Each poem began with the same opening stanza: “Today is day _, and a park is _.” With this challenge in mind, I backpacked across the entire continent, seeking out new places and writing about them. In my travels, I found heartbreak, love, and resilience. I became the writer the child in me dreamed of! I humbly present to you a few of my works and I hope it inspires you to embrace your passions wherever you go.
DAY 12
Day twelve and a park is a beach
And the world is an ocean
Engulfing hundreds of suitors
Drawn into round hips
And supple lips
-Sirens-
Blaring into the red land
Burning men seek reprieve
In the world’s gentle showers.
God’s descendants so keen
To meet their forebears
Play on treacherous waves.
And us, the marooned romantics,
Watch them live, if even briefly
While we soak up little shade and air
So, we too can escape the sun’s lure
Into maternal baths and shallow tides.
Swells rise and ravage up
The golden bodies
Poised for their drift
To the afterlife.
Author’s Note: Written at the iconic Bondi Beach, a place known worldwide. The beach culture is important to the Aussies, but as an inner-city kid who can’t swim, I didn’t love it. So, I watched the locals play in their homes, not entirely used to the landscape.
Sydney, Australia - Bondi Beach
DAY 15
Day fifteen and a park is an open door,
A home with no latch
To block out US:
The nightcrawlers, day drinkers,
Loveful couples on a stroll or siesta.
We enter at our own pace
To stay or go,
When and where fan-out
Under windy canopies.
No gates, metal barriers,
No, this is not a club,
We are not day pass holders.
Let’s convene at sundown’s resort:
Down a path so freely
Stretching grass and breeze.
No, not a club, but
Home to critters and anthills
Thriving under communal dirt
Let’s greet them
In there, our, your home.
Author’s Note: Written at Bardon Park near Coogee Beach, I stumbled upon this small park close to a golf club. Unlike exclusive clubs, parks are public spaces where everyone is welcome. I appreciated these open spaces even more because everyone and thing are equal.

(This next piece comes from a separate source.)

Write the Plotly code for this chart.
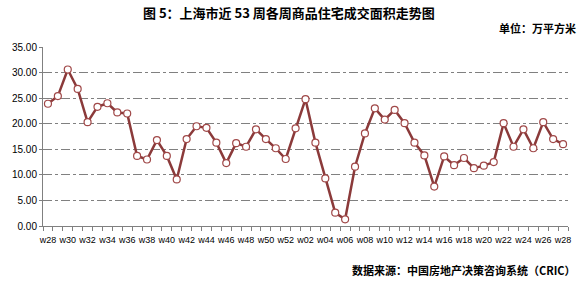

Sydney, Australia - Bardon Park
‘THE’ PIANIST
On the cusp of rosemary scares
On the edge of Asbury Park
Counting the edges of pines
And vastness between global seas.
How sad I never could see
The great ocean at night.
We flew for fourteen hours,
Lost seventeen,
A day lost, two gained.
I was a time traveler and pioneer
Uncovering your settled isthmus.
I awkwardly pushed daisies
Into the indents
Of soft thumbs and red ink,
Excited to leave my mark
On your horizons.
No other home quite like yours:
Cold, tall, and dreamy
I never wanted to leave.
Mountains by the jetty
Inspired a thousand soliloquies,
And you found the perfect pitch,
A new composition.
You were the cleverest, wittiest
To catch my least funny jabs
Like yellow, fleeting.
Like us,
Too rushed.
Author’s Note: Written after returning to New York, this is a love letter to Hobart, Tasmania—the last city I backpacked to and loved the most. It was also where I met someone, and though our time together was brief, it left a lasting impact. This letter is for him, too.
Hobart, Australia - Mt. Wellington Summit
EPILOGUE: THE DREAM MAN
It was not what I imagined
Bent on fantasy and dreams,
Fickle hopes for men, but
Never the man I become
That’s what I became
My dream man:
A traveler
Bold and well-spirited,
Spirited away into the arms and
Bites of some sea-traced bodies,
Crashing into some men, too,
Adoring this pop-culture conduit.
Polarizing to the far leftists,
Amusing, nonetheless.
And there was a pianist I fancied
And maybe in a few years, I’ll be 25
And him a grand opera opener waiting
For me to open him up again.
But, to that original point,
I found a man:
Who I love, who I envy,
Desire and wish to slip into,
When I look back, I remember:
I am that man
To be every day
Of my life.
Author’s Note: This poem responds to the first I wrote the night before I left the States. I was nervous and excited, not sure what to expect. Everyone I knew told me they had found love in Australia, so part of me hoped I might experience a bit of romance too. In a way, I did.